» INSTRUCTIONS TO FOLLOW: Please transcribe the data that follows without the pictures, keeping every word the same.

» DATA SECTION:
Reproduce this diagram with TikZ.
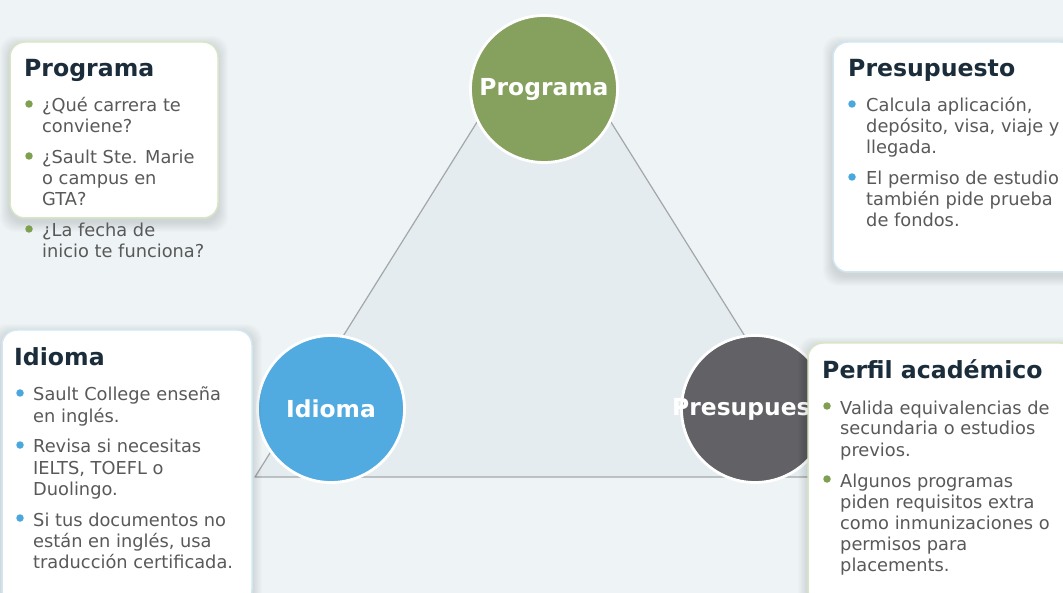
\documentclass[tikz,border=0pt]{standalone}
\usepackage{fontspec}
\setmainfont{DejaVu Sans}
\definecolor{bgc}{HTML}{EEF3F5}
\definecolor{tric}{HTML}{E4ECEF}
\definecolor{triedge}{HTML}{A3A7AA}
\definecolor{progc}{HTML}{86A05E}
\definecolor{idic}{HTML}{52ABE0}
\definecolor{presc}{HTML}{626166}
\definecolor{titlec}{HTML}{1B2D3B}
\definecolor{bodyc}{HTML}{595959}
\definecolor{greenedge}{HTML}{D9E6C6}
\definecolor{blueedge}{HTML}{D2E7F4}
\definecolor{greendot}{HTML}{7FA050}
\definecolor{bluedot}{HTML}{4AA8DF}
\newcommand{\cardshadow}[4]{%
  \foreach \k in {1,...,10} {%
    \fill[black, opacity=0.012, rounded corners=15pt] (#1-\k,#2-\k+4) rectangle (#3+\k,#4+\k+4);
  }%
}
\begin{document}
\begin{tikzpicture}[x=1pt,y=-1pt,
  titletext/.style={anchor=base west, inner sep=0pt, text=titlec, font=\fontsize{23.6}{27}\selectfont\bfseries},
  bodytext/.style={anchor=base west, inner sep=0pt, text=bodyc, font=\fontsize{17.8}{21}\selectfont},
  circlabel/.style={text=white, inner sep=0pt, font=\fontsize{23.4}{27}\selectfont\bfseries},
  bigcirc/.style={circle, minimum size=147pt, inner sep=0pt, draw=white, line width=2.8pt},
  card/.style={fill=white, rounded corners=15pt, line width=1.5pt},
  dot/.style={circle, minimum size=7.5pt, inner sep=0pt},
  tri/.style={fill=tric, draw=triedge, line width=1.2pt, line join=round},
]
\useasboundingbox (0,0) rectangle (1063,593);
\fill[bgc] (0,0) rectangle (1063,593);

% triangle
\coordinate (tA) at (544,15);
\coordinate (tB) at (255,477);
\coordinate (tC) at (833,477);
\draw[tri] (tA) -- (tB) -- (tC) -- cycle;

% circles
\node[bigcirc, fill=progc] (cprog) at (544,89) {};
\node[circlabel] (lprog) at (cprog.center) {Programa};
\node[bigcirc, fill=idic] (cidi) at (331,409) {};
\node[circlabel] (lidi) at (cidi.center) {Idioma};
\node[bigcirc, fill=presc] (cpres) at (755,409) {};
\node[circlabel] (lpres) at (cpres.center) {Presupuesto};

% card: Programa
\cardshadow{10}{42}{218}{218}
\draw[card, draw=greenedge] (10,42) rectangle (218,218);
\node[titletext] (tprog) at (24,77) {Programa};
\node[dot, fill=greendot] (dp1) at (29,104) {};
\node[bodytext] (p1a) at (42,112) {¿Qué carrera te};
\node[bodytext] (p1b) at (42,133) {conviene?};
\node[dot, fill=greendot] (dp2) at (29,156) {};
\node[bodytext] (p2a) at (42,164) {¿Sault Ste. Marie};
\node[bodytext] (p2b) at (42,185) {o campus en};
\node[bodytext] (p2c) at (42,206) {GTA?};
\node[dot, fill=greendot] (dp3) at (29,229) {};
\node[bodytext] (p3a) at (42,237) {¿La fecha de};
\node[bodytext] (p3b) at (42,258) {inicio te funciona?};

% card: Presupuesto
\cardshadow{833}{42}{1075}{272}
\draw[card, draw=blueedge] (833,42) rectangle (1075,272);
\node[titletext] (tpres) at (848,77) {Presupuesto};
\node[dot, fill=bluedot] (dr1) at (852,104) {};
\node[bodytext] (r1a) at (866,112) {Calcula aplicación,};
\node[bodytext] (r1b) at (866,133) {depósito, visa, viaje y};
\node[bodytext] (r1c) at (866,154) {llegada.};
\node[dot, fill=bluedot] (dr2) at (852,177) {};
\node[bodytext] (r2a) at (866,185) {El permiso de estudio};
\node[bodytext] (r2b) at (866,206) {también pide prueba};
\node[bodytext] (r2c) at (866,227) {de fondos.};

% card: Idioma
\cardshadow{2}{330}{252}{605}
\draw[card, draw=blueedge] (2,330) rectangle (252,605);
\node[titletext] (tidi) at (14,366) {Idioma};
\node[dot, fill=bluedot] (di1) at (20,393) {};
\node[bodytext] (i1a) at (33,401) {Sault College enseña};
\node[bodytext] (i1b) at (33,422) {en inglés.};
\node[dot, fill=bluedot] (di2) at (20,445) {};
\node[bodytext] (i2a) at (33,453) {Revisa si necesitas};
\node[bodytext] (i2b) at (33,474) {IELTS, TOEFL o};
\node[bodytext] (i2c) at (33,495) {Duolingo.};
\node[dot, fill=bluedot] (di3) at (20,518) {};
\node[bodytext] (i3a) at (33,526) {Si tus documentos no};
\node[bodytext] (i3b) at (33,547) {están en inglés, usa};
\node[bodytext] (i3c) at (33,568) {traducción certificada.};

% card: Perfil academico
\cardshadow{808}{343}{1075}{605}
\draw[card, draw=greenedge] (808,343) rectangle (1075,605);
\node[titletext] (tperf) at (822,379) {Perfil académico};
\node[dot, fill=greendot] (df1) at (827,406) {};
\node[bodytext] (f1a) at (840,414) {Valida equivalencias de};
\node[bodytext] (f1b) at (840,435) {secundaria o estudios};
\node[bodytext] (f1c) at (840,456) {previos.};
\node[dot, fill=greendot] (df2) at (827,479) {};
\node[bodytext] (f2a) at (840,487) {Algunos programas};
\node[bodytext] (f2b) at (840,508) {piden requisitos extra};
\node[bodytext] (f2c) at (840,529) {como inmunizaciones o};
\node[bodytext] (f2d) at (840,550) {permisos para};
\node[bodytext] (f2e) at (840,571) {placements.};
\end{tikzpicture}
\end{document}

» REPLY TO THE TASK:
Reproduce this diagram with TikZ.
\documentclass[tikz,border=0pt]{standalone}
\usepackage{fontspec}
\setmainfont{DejaVu Sans}
\definecolor{bgc}{HTML}{EEF3F5}
\definecolor{tric}{HTML}{E4ECEF}
\definecolor{triedge}{HTML}{A3A7AA}
\definecolor{progc}{HTML}{86A05E}
\definecolor{idic}{HTML}{52ABE0}
\definecolor{presc}{HTML}{626166}
\definecolor{titlec}{HTML}{1B2D3B}
\definecolor{bodyc}{HTML}{595959}
\definecolor{greenedge}{HTML}{D9E6C6}
\definecolor{blueedge}{HTML}{D2E7F4}
\definecolor{greendot}{HTML}{7FA050}
\definecolor{bluedot}{HTML}{4AA8DF}
\newcommand{\cardshadow}[4]{%
  \foreach \k in {1,...,10} {%
    \fill[black, opacity=0.012, rounded corners=15pt] (#1-\k,#2-\k+4) rectangle (#3+\k,#4+\k+4);
  }%
}
\begin{document}
\begin{tikzpicture}[x=1pt,y=-1pt,
  titletext/.style={anchor=base west, inner sep=0pt, text=titlec, font=\fontsize{23.6}{27}\selectfont\bfseries},
  bodytext/.style={anchor=base west, inner sep=0pt, text=bodyc, font=\fontsize{17.8}{21}\selectfont},
  circlabel/.style={text=white, inner sep=0pt, font=\fontsize{23.4}{27}\selectfont\bfseries},
  bigcirc/.style={circle, minimum size=147pt, inner sep=0pt, draw=white, line width=2.8pt},
  card/.style={fill=white, rounded corners=15pt, line width=1.5pt},
  dot/.style={circle, minimum size=7.5pt, inner sep=0pt},
  tri/.style={fill=tric, draw=triedge, line width=1.2pt, line join=round},
]
\useasboundingbox (0,0) rectangle (1063,593);
\fill[bgc] (0,0) rectangle (1063,593);

% triangle
\coordinate (tA) at (544,15);
\coordinate (tB) at (255,477);
\coordinate (tC) at (833,477);
\draw[tri] (tA) -- (tB) -- (tC) -- cycle;

% circles
\node[bigcirc, fill=progc] (cprog) at (544,89) {};
\node[circlabel] (lprog) at (cprog.center) {Programa};
\node[bigcirc, fill=idic] (cidi) at (331,409) {};
\node[circlabel] (lidi) at (cidi.center) {Idioma};
\node[bigcirc, fill=presc] (cpres) at (755,409) {};
\node[circlabel] (lpres) at (cpres.center) {Presupuesto};

% card: Programa
\cardshadow{10}{42}{218}{218}
\draw[card, draw=greenedge] (10,42) rectangle (218,218);
\node[titletext] (tprog) at (24,77) {Programa};
\node[dot, fill=greendot] (dp1) at (29,104) {};
\node[bodytext] (p1a) at (42,112) {¿Qué carrera te};
\node[bodytext] (p1b) at (42,133) {conviene?};
\node[dot, fill=greendot] (dp2) at (29,156) {};
\node[bodytext] (p2a) at (42,164) {¿Sault Ste. Marie};
\node[bodytext] (p2b) at (42,185) {o campus en};
\node[bodytext] (p2c) at (42,206) {GTA?};
\node[dot, fill=greendot] (dp3) at (29,229) {};
\node[bodytext] (p3a) at (42,237) {¿La fecha de};
\node[bodytext] (p3b) at (42,258) {inicio te funciona?};

% card: Presupuesto
\cardshadow{833}{42}{1075}{272}
\draw[card, draw=blueedge] (833,42) rectangle (1075,272);
\node[titletext] (tpres) at (848,77) {Presupuesto};
\node[dot, fill=bluedot] (dr1) at (852,104) {};
\node[bodytext] (r1a) at (866,112) {Calcula aplicación,};
\node[bodytext] (r1b) at (866,133) {depósito, visa, viaje y};
\node[bodytext] (r1c) at (866,154) {llegada.};
\node[dot, fill=bluedot] (dr2) at (852,177) {};
\node[bodytext] (r2a) at (866,185) {El permiso de estudio};
\node[bodytext] (r2b) at (866,206) {también pide prueba};
\node[bodytext] (r2c) at (866,227) {de fondos.};

% card: Idioma
\cardshadow{2}{330}{252}{605}
\draw[card, draw=blueedge] (2,330) rectangle (252,605);
\node[titletext] (tidi) at (14,366) {Idioma};
\node[dot, fill=bluedot] (di1) at (20,393) {};
\node[bodytext] (i1a) at (33,401) {Sault College enseña};
\node[bodytext] (i1b) at (33,422) {en inglés.};
\node[dot, fill=bluedot] (di2) at (20,445) {};
\node[bodytext] (i2a) at (33,453) {Revisa si necesitas};
\node[bodytext] (i2b) at (33,474) {IELTS, TOEFL o};
\node[bodytext] (i2c) at (33,495) {Duolingo.};
\node[dot, fill=bluedot] (di3) at (20,518) {};
\node[bodytext] (i3a) at (33,526) {Si tus documentos no};
\node[bodytext] (i3b) at (33,547) {están en inglés, usa};
\node[bodytext] (i3c) at (33,568) {traducción certificada.};

% card: Perfil academico
\cardshadow{808}{343}{1075}{605}
\draw[card, draw=greenedge] (808,343) rectangle (1075,605);
\node[titletext] (tperf) at (822,379) {Perfil académico};
\node[dot, fill=greendot] (df1) at (827,406) {};
\node[bodytext] (f1a) at (840,414) {Valida equivalencias de};
\node[bodytext] (f1b) at (840,435) {secundaria o estudios};
\node[bodytext] (f1c) at (840,456) {previos.};
\node[dot, fill=greendot] (df2) at (827,479) {};
\node[bodytext] (f2a) at (840,487) {Algunos programas};
\node[bodytext] (f2b) at (840,508) {piden requisitos extra};
\node[bodytext] (f2c) at (840,529) {como inmunizaciones o};
\node[bodytext] (f2d) at (840,550) {permisos para};
\node[bodytext] (f2e) at (840,571) {placements.};
\end{tikzpicture}
\end{document}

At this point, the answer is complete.